US Air Force Staff Sargent Frederick Miller was part of the Inter-American Geodetic Survey team was given the daunting task of mapping an entire continent. It became apparent during World War II bombing expeditions that adequate maps for most parts of the world did not exist. With the advent of travel by air day and night, it was of great importance to know where the mountains are! So the United States in collaboration with many other countries began the biggest geodetic and mapping programs ever undertaken.
Fred was stationed in North Caicos installing the survey station named Repay 23. Living conditions were definitely not 5 star. He lived in a tent, bathed in the sea, traveled by foot or on a sway backed horse and depended on the arrival of an amphibious aircraft for food supplies. He made friends with a young man named Robert who provided him with fresh conch and fish.
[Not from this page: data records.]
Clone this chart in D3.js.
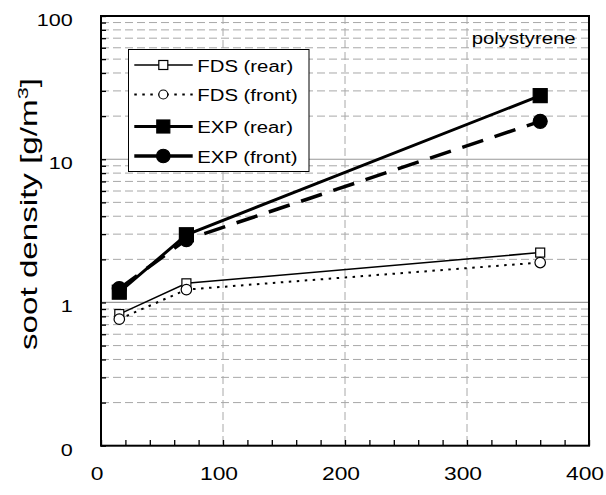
<!DOCTYPE html>
<html>
<head>
<meta charset="utf-8">
<script src="https://cdn.jsdelivr.net/npm/d3@7"></script>
<style>
  html, body { margin: 0; padding: 0; background: #fff; }
  svg { display: block; font-family: Arial, "Liberation Sans", sans-serif; }
</style>
</head>
<body>
<svg id="chart" width="606" height="495"></svg>
<script>
// ---------------- data ----------------
const xValues = [15, 70, 360];
const fdsRear = [0.83, 1.36, 2.23];
const fdsFront = [0.765, 1.23, 1.90];
const expRear = [1.18, 2.97, 27.8];
const expFront = [1.25, 2.75, 18.4];
const seriesNames = ["FDS (rear)", "FDS (front)", "EXP (rear)", "EXP (front)"];
const xTickValues = [0, 100, 200, 300, 400];
const xTickLabels = ["0", "100", "200", "300", "400"];
const yTickValues = [0.1, 1, 10, 100];
const yTickLabels = ["0", "1", "10", "100"];
const yTitleMain = "soot density [g/m";
const yTitleSup = "3";
const yTitleEnd = "]";
const annotation = "polystyrene";

// ---------------- layout ----------------
const svg = d3.select("#chart");
const L = 101, R = 589, T = 16, B = 445.7;
const x = d3.scaleLinear().domain([0, 400]).range([L, R]);
const y = d3.scaleLog().domain([0.1, 100]).range([B, T]);

// gridlines
const minorY = [];
[0.1, 1, 10].forEach(d => { for (let k = 2; k <= 9; k++) minorY.push(d * k); });
const grid = svg.append("g");
grid.selectAll("line.my").data(minorY).join("line")
  .attr("x1", L).attr("x2", R)
  .attr("y1", d => y(d)).attr("y2", d => y(d))
  .attr("stroke", "#a8a8a8").attr("stroke-width", 1)
  .attr("stroke-dasharray", "8,4");
grid.selectAll("line.vx").data([100, 200, 300]).join("line")
  .attr("y1", T).attr("y2", B)
  .attr("x1", d => x(d)).attr("x2", d => x(d))
  .attr("stroke", "#a8a8a8").attr("stroke-width", 1)
  .attr("stroke-dasharray", "8,4");
grid.selectAll("line.My").data([1, 10]).join("line")
  .attr("x1", L).attr("x2", R)
  .attr("y1", d => y(d)).attr("y2", d => y(d))
  .attr("stroke", "#999").attr("stroke-width", 1.2);

// axes ticks (inward)
const allYTicks = [0.1, 1, 10, 100].concat(minorY);
const yAxis = d3.axisLeft(y).tickValues(allYTicks).tickSizeInner(-5).tickSizeOuter(0).tickFormat("");
svg.append("g").attr("transform", `translate(${L},0)`).call(yAxis)
  .call(g => g.select(".domain").remove())
  .call(g => g.selectAll("line").attr("stroke", "#000").attr("stroke-width", 1.3));
const xAxis = d3.axisBottom(x).tickValues(d3.range(0, 401, 20)).tickSizeInner(-5.7).tickSizeOuter(0).tickFormat("");
svg.append("g").attr("transform", `translate(0,${B})`).call(xAxis)
  .call(g => g.select(".domain").remove())
  .call(g => g.selectAll("line").attr("stroke", "#000").attr("stroke-width", 1.3));

// frame
svg.append("rect").attr("x", L).attr("y", T).attr("width", R - L).attr("height", B - T)
  .attr("fill", "none").attr("stroke", "#000").attr("stroke-width", 2);

// tick labels
function stretch(sel, f) {
  sel.each(function () {
    const w = this.getComputedTextLength();
    d3.select(this).attr("textLength", w * f).attr("lengthAdjust", "spacingAndGlyphs");
  });
}
svg.append("g").selectAll("text").data(yTickValues).join("text")
  .attr("x", 72.7).attr("y", d => y(d) + 9.8)
  .attr("text-anchor", "end").style("font-size", "17px").attr("fill", "#000")
  .text((d, i) => yTickLabels[i])
  .call(stretch, 1.27);
svg.append("g").selectAll("text").data(xTickValues).join("text")
  .attr("x", d => x(d) - 4).attr("y", 480)
  .attr("text-anchor", "middle").style("font-size", "19px").attr("fill", "#000")
  .text((d, i) => xTickLabels[i])
  .call(stretch, 1.2);

// y title
const tg = svg.append("g");
const tt = tg.append("text").style("font-size", "23px").attr("fill", "#000");
tt.append("tspan").text(yTitleMain);
tt.append("tspan").attr("dy", -9).style("font-size", "15px").text(yTitleSup);
tt.append("tspan").attr("dy", 9).text(yTitleEnd);
const bb = tt.node().getBBox();
const sT = 272 / bb.width;
tg.attr("transform", `translate(31,214) rotate(-90) scale(${sT},1) translate(${-(bb.x + bb.width / 2)},6)`);

// annotation
svg.append("text").attr("x", 471.7).attr("y", 44).style("font-size", "16px").attr("fill", "#000")
  .text(annotation).call(stretch, 1.27);

// ---------------- series ----------------
const series = [
  { name: seriesNames[0], vals: fdsRear, lw: 1.5, dash: null, marker: "square", fill: "#fff", size: 9 },
  { name: seriesNames[1], vals: fdsFront, lw: 2, dash: "2.5,5.5", marker: "circle", fill: "#fff", size: 10.5 },
  { name: seriesNames[2], vals: expRear, lw: 3, dash: null, marker: "square", fill: "#000", size: 14 },
  { name: seriesNames[3], vals: expFront, lw: 3.5, dash: "22,12", marker: "circle", fill: "#000", size: 14 }
];
const line = d3.line().x(d => x(d[0])).y(d => y(d[1]));

function drawMarker(g, type, cx, cy, size, fill) {
  if (type === "square") {
    g.append("rect").attr("x", cx - size / 2).attr("y", cy - size / 2)
      .attr("width", size).attr("height", size)
      .attr("fill", fill).attr("stroke", "#000").attr("stroke-width", 1.2);
  } else {
    g.append("circle").attr("cx", cx).attr("cy", cy).attr("r", size / 2)
      .attr("fill", fill).attr("stroke", "#000").attr("stroke-width", 1.2);
  }
}

series.forEach(s => {
  const pts = xValues.map((xv, i) => [xv, s.vals[i]]);
  const g = svg.append("g");
  g.append("path").attr("d", line(pts)).attr("fill", "none")
    .attr("stroke", "#000").attr("stroke-width", s.lw)
    .attr("stroke-dasharray", s.dash);
  pts.forEach(p => drawMarker(g, s.marker, x(p[0]), y(p[1]), s.size, s.fill));
});

// ---------------- legend ----------------
const lg = svg.append("g");
lg.append("rect").attr("x", 128.5).attr("y", 49.5).attr("width", 180.5).attr("height", 122)
  .attr("fill", "#fff").attr("stroke", "#000").attr("stroke-width", 1);
const rowY = [65, 94.5, 126.5, 156];
const legSizes = [9, 9, 13, 13.5];
const legDash = [null, "2.5,5.5", null, null];
series.forEach((s, i) => {
  const ry = rowY[i];
  lg.append("line").attr("x1", 134.3).attr("x2", 192.7).attr("y1", ry).attr("y2", ry)
    .attr("stroke", "#000").attr("stroke-width", s.lw).attr("stroke-dasharray", legDash[i]);
  drawMarker(lg, s.marker, 163.3, ry, legSizes[i], s.fill);
  lg.append("text").attr("x", 197.3).attr("y", ry + 6.7).style("font-size", "16px").attr("fill", "#000")
    .text(s.name).call(stretch, 1.27);
});
</script>
</body>
</html>
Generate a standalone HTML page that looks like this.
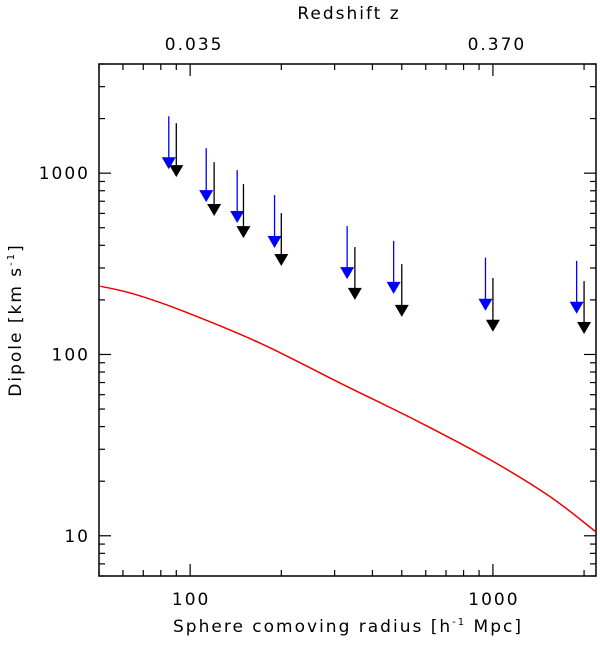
<!DOCTYPE html>
<html><head><meta charset="utf-8"><style>
body{margin:0;background:#fff}
svg text{font-family:"DejaVu Sans","Liberation Sans",sans-serif;font-size:17px;fill:#000;letter-spacing:2px}
</style></head><body>
<svg id="chart" width="600" height="640" xmlns="http://www.w3.org/2000/svg"></svg>
<script>
const blueX=[85,113,143,190,330,470,945,1890];
const blueY=[1135,747,573,417,281,233,188,181];
const blueTop=[2060,1373,1039,757,511,423,342,328];
const blackX=[90,120,150,200,350,500,1000,2000];
const blackY=[1026,626,473,332,216,174,144,140];
const blackTop=[1886,1150,870,602,391,315,264,254];
const redX=[50.5,64.9,92.7,170,312,574,978,1540,2190];
const redY=[238,216,176,115.6,69.7,42.2,26.3,16.5,10.5];
const xTickLabels=["100","1000"];
const yTickLabels=["10","100","1000"];
const zLabels=["0.035","0.370"];

const L=99,R=596,T=64,B=576;
const X0=Math.log10(50),X1=Math.log10(2190),Y0=Math.log10(6),Y1=Math.log10(4000);
const sx=v=>L+(Math.log10(v)-X0)/(X1-X0)*(R-L);
const sy=v=>B-(Math.log10(v)-Y0)/(Y1-Y0)*(B-T);
const svg=document.getElementById('chart');
const NS='http://www.w3.org/2000/svg';
function mk(tag,attrs,parent){const e=document.createElementNS(NS,tag);for(const k in attrs)e.setAttribute(k,attrs[k]);(parent||svg).appendChild(e);return e;}

const frame=mk('rect',{x:L,y:T,width:R-L,height:B-T,fill:'none',stroke:'#000','stroke-width':1.5});



const gx=mk('g',{stroke:'#000','stroke-width':1.2});


for(let d=10;d<=1000;d*=10)for(let m=1;m<10;m++){const v=d*m;if(v<50||v>2190)continue;const x=sx(v);const len=m===1?12:6;
 mk('line',{x1:x,y1:B,x2:x,y2:B-len},gx);mk('line',{x1:x,y1:T,x2:x,y2:T+len},gx);}
xTickLabels.forEach(s=>{const t=mk('text',{x:sx(+s)+1,y:605,'text-anchor':'middle'});t.textContent=s;
 
 });
const gy=mk('g',{stroke:'#000','stroke-width':1.2});


for(let d=1;d<=1000;d*=10)for(let m=1;m<10;m++){const v=d*m;if(v<6||v>4000)continue;const y=sy(v);const len=m===1?12:6;
 mk('line',{x1:L,y1:y,x2:L+len,y2:y},gy);mk('line',{x1:R,y1:y,x2:R-len,y2:y},gy);}
yTickLabels.forEach(s=>{const t=mk('text',{x:90,y:sy(+s)+6,'text-anchor':'end'});t.textContent=s;
 
 });
zLabels.forEach((s,i)=>{const t=mk('text',{x:sx(+xTickLabels[i])+4,y:50,'text-anchor':'middle'});t.textContent=s;
 
 });

let t=mk('text',{x:349,y:19,'text-anchor':'middle'});t.textContent='Redshift z';


t=mk('text',{x:348,y:632,'text-anchor':'middle'});t.innerHTML='Sphere comoving radius [h<tspan dy="-7" font-size="10">-1</tspan><tspan dy="7"> Mpc]</tspan>';


t=mk('text',{x:0,y:0,'text-anchor':'middle',transform:'translate(21,320) rotate(-90)'});t.innerHTML='Dipole [km s<tspan dy="-7" font-size="10">-1</tspan><tspan dy="7">]</tspan>';



const pts=redX.map((v,i)=>[sx(v),sy(redY[i])]);
let d='M'+pts[0][0]+','+pts[0][1];
for(let i=0;i<pts.length-1;i++){const p0=pts[i-1]||pts[i],p1=pts[i],p2=pts[i+1],p3=pts[i+2]||p2;
 d+=` C${p1[0]+(p2[0]-p0[0])/6},${p1[1]+(p2[1]-p0[1])/6} ${p2[0]-(p3[0]-p1[0])/6},${p2[1]-(p3[1]-p1[1])/6} ${p2[0]},${p2[1]}`;}
const red=mk('path',{d:d,fill:'none',stroke:'#e00','stroke-width':1.5});



function arrows(xs,ys,tops,color,name){
 const g=mk('g',{});
 
 
 xs.forEach((v,i)=>{const x=sx(v),y=sy(ys[i]);
  mk('line',{x1:x,y1:sy(tops[i]),x2:x,y2:y,stroke:color,'stroke-width':1.3},g);
  const p=mk('polygon',{points:`${x-7},${y-6} ${x+7},${y-6} ${x},${y+6}`,fill:color},g);
  
  
 });
}
arrows(blueX,blueY,blueTop,'#0000ff','blue-upper-limits');
arrows(blackX,blackY,blackTop,'#000','black-upper-limits');
</script>
</body></html>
The best part of his 3 month stay.
The gifts to the museum include a hand drawn chart of Secondary Controlled Photography and locations of Control Point Photography prepared by the First Computations Technical Squadron on January 25, 1952, photographs of the survey site and surrounding area as well as local people, Fred’s daily log of the highs and lows of life on an isolated island (we now call it Fred’s Blog), a copy of an article in the March, 1956 issue of National Geographic entitled Men Who Measure the Earth which features Fred and an in depth explanation of the survey project, and last but not least a hand-woven grass mat by Emiy A. Robinson.
She wove her name into the mat along with the inscription Whitby North Caicos. So the mat melds the technical and social history of the Turks & Caicos Islands.
We all enjoyed meeting Fred and Phyllis a lively and friendly couple. We can’t thank them enough for sharing this part of our history that would have been lost if not for their effort to bring these gifts to our museum. Most of all thanks for putting us on the map–literally!